Im Sommer sorgen Mitglieder des Fördervereins dafür, dass die Kapelle stundenweise geöffnet werden kann. Der pensionierte Pfarrer Derstappen, der — mittlerweile 95 Jahre alt — im Kempener Von-Broichhausen-Stift lebt, hat zudem über viele Jahre sichergestellt, dass in der Kapelle an jedem Sonntagmorgen um 9.15 Uhr eine Heilige Messe stattfinden konnte. Im August 2017, nach der Feier seines Eisernen Priesterjubiläums, musste er aus Altersgründen dieses Amt aufgeben. Ein Einschnitt, der schmerzt. Denn dieser Gottesdienst war durchweg sehr gut besucht, von bäuerlichen Familien aus der Umgebung, aber auch von vielen anderen Menschen, die die besondere Atmosphäre hier schätzten. Zudem ist die kleine Kapelle mit 75 Sitzplätzen ein Ort mit großer Geschichte. Sie gilt als Keimzelle kirchlichen Lebens und älteste Kirche im Kempener Land. Und dazu gehörte damals ein riesiges Gebiet, das bis nach Anrath, Willich, Hüls, Schiefbahn und Osterath reichte. 1073 wird die Kapelle erstmals urkundlich erwähnt. Doch ihre Ursprünge reichen wahrscheinlich noch weiter, möglicherweise bis in die karolingische Zeit zurück.
Maria Birmes
Einer Legende nach soll niemand Geringerer als Karl der Große das Gotteshaus gestiftet haben, zum Dank für seine Rettung, nachdem er sich bei einem Jagdausflug in den Kempener Wäldern verirrt hatte. Fest steht, dass der älteste Teil des heutigen Bauwerks mehr als 1000 Jahre alt ist. Im Stil der Gotik wurden der heutige Altarbereich und die seitliche Taufkapelle errichtet, die als Sakristei dient. Ein besonderer Blickfang ist die bemalte Holzdecke aus dem 19. Jahrhundert. Doch dieses Denkmal ist nicht nur ein historisches Kleinod, es ist bislang auch immer eine Stätte gelebten Glaubens gewesen. „Die Sonntage, das war für mich immer ein Stück Heimat“, sagt Maria Birmes, „mit vertrauten Menschen gemeinsam den Gottesdienst zu feiern und hinterher noch miteinander zu erzählen.“ Ein wenig „heimatlos“ fühle sie sich jetzt manchmal, obwohl in Kempen in drei katholischen Kirchen Gottesdienste stattfinden. Doch dort sei es etwas anonymer, die Menschen hätten weniger Zeit füreinander.

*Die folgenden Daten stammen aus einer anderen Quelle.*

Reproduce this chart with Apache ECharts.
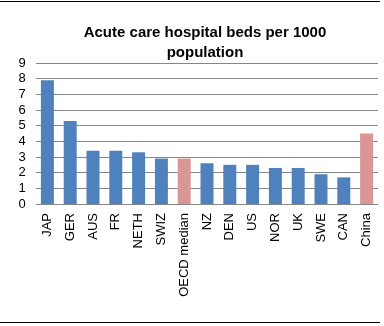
<!DOCTYPE html>
<html><head><meta charset="utf-8">
<script src="https://cdn.jsdelivr.net/npm/echarts@6/dist/echarts.min.js"></script>
<style>html,body{margin:0;padding:0;background:#fff}#c{width:384px;height:326px}</style>
</head><body><div id="c"></div>
<script>
const categories = ["JAP","GER","AUS","FR","NETH","SWIZ","OECD median","NZ","DEN","US","NOR","UK","SWE","CAN","China"];
const values = [7.9,5.3,3.4,3.4,3.3,2.9,2.9,2.6,2.5,2.5,2.3,2.3,1.9,1.7,4.5];
const highlighted = ["OECD median","China"];
const yTicks = [0,1,2,3,4,5,6,7,8,9];
const titleText = "Acute care hospital beds per 1000\npopulation";

const chart = echarts.init(document.getElementById('c'), null, {renderer:'canvas'});
chart.setOption({
  animation:false,
  backgroundColor:'#fff',
  graphic:[
    {type:'line', shape:{x1:0,y1:1.5,x2:380,y2:1.5}, style:{stroke:'#000',lineWidth:1}},
    {type:'line', shape:{x1:0,y1:322.5,x2:380,y2:322.5}, style:{stroke:'#000',lineWidth:1}}
  ],
  title:{text:titleText,left:200,textAlign:'center',top:18,
    textStyle:{fontFamily:'Liberation Sans',fontWeight:'bold',fontSize:15,lineHeight:20,color:'#000'}},
  grid:{left:36,right:6,top:63,bottom:122},
  xAxis:{type:'category',data:categories,
    axisLine:{lineStyle:{color:'#868686'}},axisTick:{show:false},
    axisLabel:{rotate:90,interval:0,margin:9,fontFamily:'Liberation Sans',fontSize:13,color:'#000'}},
  yAxis:{type:'value',min:yTicks[0],max:yTicks[yTicks.length-1],interval:1,
    axisLine:{show:false},axisTick:{show:false},
    splitLine:{lineStyle:{color:'#868686'}},
    axisLabel:{margin:14,fontFamily:'Liberation Sans',fontSize:13,color:'#000',align:'center'}},
  series:[{type:'bar',barWidth:'57%',
    data:values.map((v,i)=>({value:v,itemStyle:{color:highlighted.includes(categories[i])?'#D99694':'#4F81BD'}}))}]
});
</script></body></html>
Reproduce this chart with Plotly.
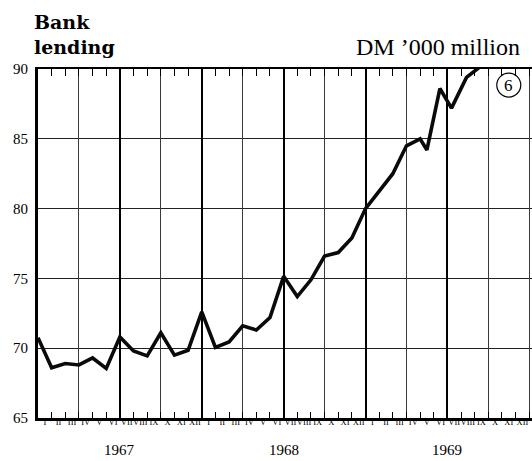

Angesichts von drohenden Kirchenschließungen und Umwidmungen von Gotteshäusern sieht Maria Birmes mit etwas Sorge in die Zukunft. Sie findet es schade, dass in der Kapelle keine Sondergottesdienste wie Trauungen oder Taufen stattfinden dürfen. Auch um die Zukunft der Jahrhunderte alten Prozessionen, die sich an St. Peter festmachen, macht sie sich so ihre Gedanken. Und Begriffe wie „Kletterkirche“ lassen die gläubige Katholikin erst recht erschaudern. Dabei ist sie eigentlich kein Mensch, der sich über seine Emotionen definiert. Sie ist eine kluge, sachliche und pragmatische Frau, die lieber im Hintergrund agiert.
Der christliche Glaube, die Familie, das Land, all dies sind feste Parameter in ihrem Leben. „Von Kempen kriegen mich keine zehn Pferde weg“, sagt die gebürtige Vorsterin mit Nachdruck. Und nach dem Urlaub, der seit Jahren an den gleichen Ort in Österreich führt, sei sie erst so richtig glücklich, wenn sie auf den Weg zum Hof einbiege: „Erst dann ist die Welt für mich wieder in Ordnung“, sagt Maria Birmes und schmunzelt.